What’s even more amazing is that diesel consumption has increased on average 12% per year while overall gold production has fallen.  In 2005, we can see the gold miners only burned 12.7 gallons of diesel on average to produce one ounce of gold.  However, by 2011, this increased to 21.8 gallons for every oz of gold produced.

I would like to state that when these companies report their diesel-fuel consumption for the year, it covers all aspects of their operations.  Some of the diesel is used for building out new mines while a few companies such as Barrick and Newmont have copper producing mines.

Regardless, diesel consumption is increasing in all of the gold miners — even those who haven’t been sidetracked into the base metal mining of copper.  A good example of this is Goldfields who has the highest average gold yield of the group.
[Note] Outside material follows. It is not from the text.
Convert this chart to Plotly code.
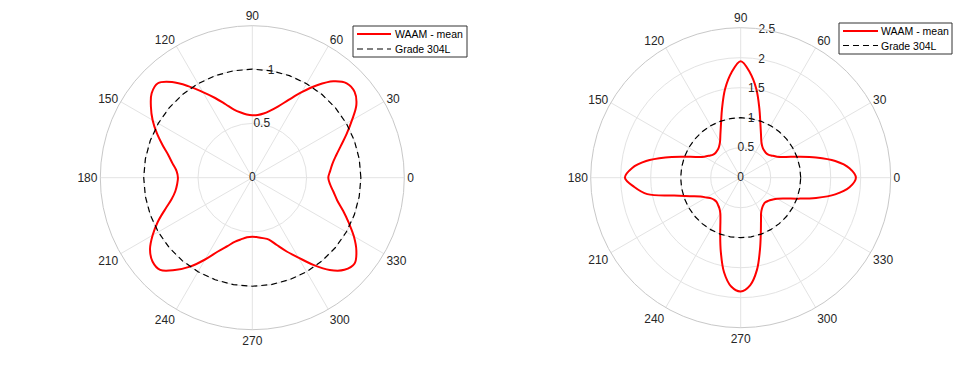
import plotly.graph_objects as go

# ---- data ----
angles_deg = list(range(0, 365, 5))

waam_left = [
    0.70, 0.72, 0.75, 0.80, 0.87, 0.96, 1.06, 1.17, 1.23, 1.23,
    1.16, 1.04, 0.91, 0.79, 0.70, 0.64, 0.60, 0.58, 0.575,
    0.585, 0.61, 0.65, 0.72, 0.81, 0.91, 1.03, 1.15, 1.23, 1.21,
    1.14, 1.06, 0.97, 0.88, 0.80, 0.745, 0.70, 0.685,
    0.695, 0.72, 0.77, 0.855, 0.96, 1.06, 1.15, 1.20, 1.20,
    1.11, 1.00, 0.87, 0.75, 0.67, 0.61, 0.575, 0.55, 0.543,
    0.55, 0.565, 0.59, 0.66, 0.75, 0.85, 0.98, 1.11, 1.20,
    1.23, 1.17, 1.08, 0.98, 0.89, 0.81, 0.76, 0.72, 0.70,
]

waam_right = [
    1.92, 1.82, 1.60, 1.30, 1.02, 0.82, 0.70, 0.64, 0.60, 0.59,
    0.60, 0.63, 0.69, 0.80, 0.96, 1.20, 1.50, 1.76, 1.94,
    1.76, 1.50, 1.20, 0.96, 0.80, 0.69, 0.63, 0.60, 0.59,
    0.60, 0.64, 0.70, 0.82, 1.02, 1.30, 1.60, 1.82, 1.93,
    1.78, 1.58, 1.15, 0.90, 0.74, 0.66, 0.60, 0.575, 0.57,
    0.59, 0.62, 0.68, 0.80, 1.00, 1.28, 1.60, 1.82, 1.895,
    1.80, 1.56, 1.24, 0.98, 0.80, 0.68, 0.62, 0.59, 0.58,
    0.60, 0.64, 0.70, 0.82, 1.02, 1.30, 1.60, 1.82, 1.92,
]

ref_angles_deg = list(range(0, 370, 10))
grade_304L = [1.0, 1.0, 1.0, 1.0, 1.0, 1.0, 1.0, 1.0, 1.0, 1.0,
              1.0, 1.0, 1.0, 1.0, 1.0, 1.0, 1.0, 1.0, 1.0, 1.0,
              1.0, 1.0, 1.0, 1.0, 1.0, 1.0, 1.0, 1.0, 1.0, 1.0,
              1.0, 1.0, 1.0, 1.0, 1.0, 1.0, 1.0]

angular_ticks = [0, 30, 60, 90, 120, 150, 180, 210, 240, 270, 300, 330]
left_r_ticks = [0, 0.5, 1]
left_r_labels = ["0", "0.5", "1"]
left_r_max = 1.4
right_r_ticks = [0, 0.5, 1, 1.5, 2, 2.5]
right_r_labels = ["0", "0.5", "1", "1.5", "2", "2.5"]
right_r_max = 2.5
r_label_angle = 80

series_names = ["WAAM - mean", "Grade 304L"]

TXT = "#262626"
GRID = "#e3e3e3"
FONT = "Liberation Sans, Arial, sans-serif"
DASH = "6px,4px"

W, H = 968, 358      # figure size; page body adds an 8px margin
OFF = 8


def px(sx):
    return (sx - OFF) / W


def py(sy):
    return 1 - (sy - OFF) / H


fig = go.Figure()

for sub, r_vals, rt, rl in [("polar", waam_left, left_r_ticks, left_r_labels),
                            ("polar2", waam_right, right_r_ticks, right_r_labels)]:
    fig.add_trace(go.Scatterpolar(
        r=r_vals, theta=angles_deg, mode="lines", name=series_names[0],
        line=dict(color="#ff0000", width=2, shape="spline", smoothing=1),
        subplot=sub, showlegend=False))
    fig.add_trace(go.Scatterpolar(
        r=grade_304L, theta=ref_angles_deg, mode="lines", name=series_names[1],
        line=dict(color="#000000", width=1.2, dash=DASH),
        subplot=sub, showlegend=False))
    # radial tick labels, centred on the 80-degree spoke as in MATLAB
    fig.add_trace(go.Scatterpolar(
        r=rt, theta=[r_label_angle] * len(rt), mode="text", text=rl,
        textposition="middle center",
        textfont=dict(family=FONT, size=12, color=TXT),
        subplot=sub, showlegend=False, hoverinfo="skip"))


def polar_layout(cx, cy, rad, rmax, rticks):
    return dict(
        domain=dict(x=[px(cx - rad), px(cx + rad)], y=[py(cy + rad), py(cy - rad)]),
        bgcolor="white",
        angularaxis=dict(
            direction="counterclockwise", rotation=0,
            tickmode="array", tickvals=angular_ticks,
            ticktext=[str(a) for a in angular_ticks],
            ticks="", showline=True, linecolor="#c8c8c8", linewidth=1,
            gridcolor=GRID, gridwidth=1,
            tickfont=dict(family=FONT, size=12, color=TXT),
        ),
        radialaxis=dict(
            range=[0, rmax], tickmode="array", tickvals=rticks,
            showticklabels=False,
            angle=80, showline=False, ticks="",
            gridcolor=GRID, gridwidth=1,
        ),
    )


shapes = []
annotations = []


def add_legend(x0, y0, x1, y1, line_x0, line_x1, y_red, y_dash, text_x):
    shapes.append(dict(type="rect", xref="paper", yref="paper",
                       x0=px(x0), x1=px(x1), y0=py(y1), y1=py(y0),
                       line=dict(color="#333333", width=1), fillcolor="white", layer="above"))
    shapes.append(dict(type="line", xref="paper", yref="paper",
                       x0=px(line_x0), x1=px(line_x1), y0=py(y_red), y1=py(y_red),
                       line=dict(color="#ff0000", width=2), layer="above"))
    shapes.append(dict(type="line", xref="paper", yref="paper",
                       x0=px(line_x0), x1=px(line_x1), y0=py(y_dash), y1=py(y_dash),
                       line=dict(color="#000000", width=1.2, dash=DASH), layer="above"))
    for name, yy in zip(series_names, [y_red, y_dash]):
        annotations.append(dict(xref="paper", yref="paper", x=px(text_x), y=py(yy),
                                xanchor="left", yanchor="middle", showarrow=False,
                                text=name, font=dict(family=FONT, size=10.5, color="#000000")))


add_legend(353, 26, 467, 57, 357, 391, 34, 49, 393)
add_legend(839, 23, 952, 54, 843, 878, 31, 45.5, 879)

fig.update_layout(
    width=W, height=H,
    margin=dict(l=0, r=0, t=0, b=0),
    paper_bgcolor="white",
    showlegend=False,
    polar=polar_layout(252.3, 177.7, 152, left_r_max, left_r_ticks),
    polar2=polar_layout(740.7, 177.7, 150, right_r_max, right_r_ticks),
    shapes=shapes,
    annotations=annotations,
)

fig.write_html("out.html")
The data from this chart shows that Goldfields has more than doubled their diesel-fuel consumption for each ounce of gold produced since 2005.  As I stated, Goldfields has the highest average ore yields of the group.  In 2005, Goldfields produced 4.2 million oz of gold at an average yield of 2.74 g/t while consuming 4.9 gallons of diesel per gold oz.    But by 2011, the difference was quite notable.

Goldfields average yield declined 80% since 2005 to 1.83 g/t (2011), increasing their diesel consumption to 10.6 gallons per oz on falling gold production of 3.2 million oz.  What a change of events.  Goldfields had to more than double their fuel consumption to produce 24% less gold in the six-year time period.

We must remember, there is another factor that also increases diesel consumption at these mining companies other than falling average yields.  As open-pit mines age, the haul trucks have to move longer distances as the mine deepens to remove the same amount of ore.

Few realize that during the late 1800′s the average ore grades of the world’s gold mines were 20-25 g/t on average — nearly 2o times larger than the present rate.  Today the gold miners are left to basically mining gold dust.

Thus, falling average yields are the BIG SQUEEZE taking place on the gold miners balance sheets.  That being said, this may not be the most critical problem facing the gold miners in the future.  Even though costs will continue to increase as average yields decline, the much larger issue may be the availability of diesel-fuel supplies in the future.

The world seems to be clueless of what is really taking place in the world’s oil industry.  For those who do not believe in Peak Oil, there are actually two additional factors that are already causing stress in mining industry and world’s economies:

1) the Decline of Net Oil Exports

2) the Falling EROI – Energy Returned on Invested

Even though the world has not yet peaked in total liquid energy production, net oil exports most certainly have.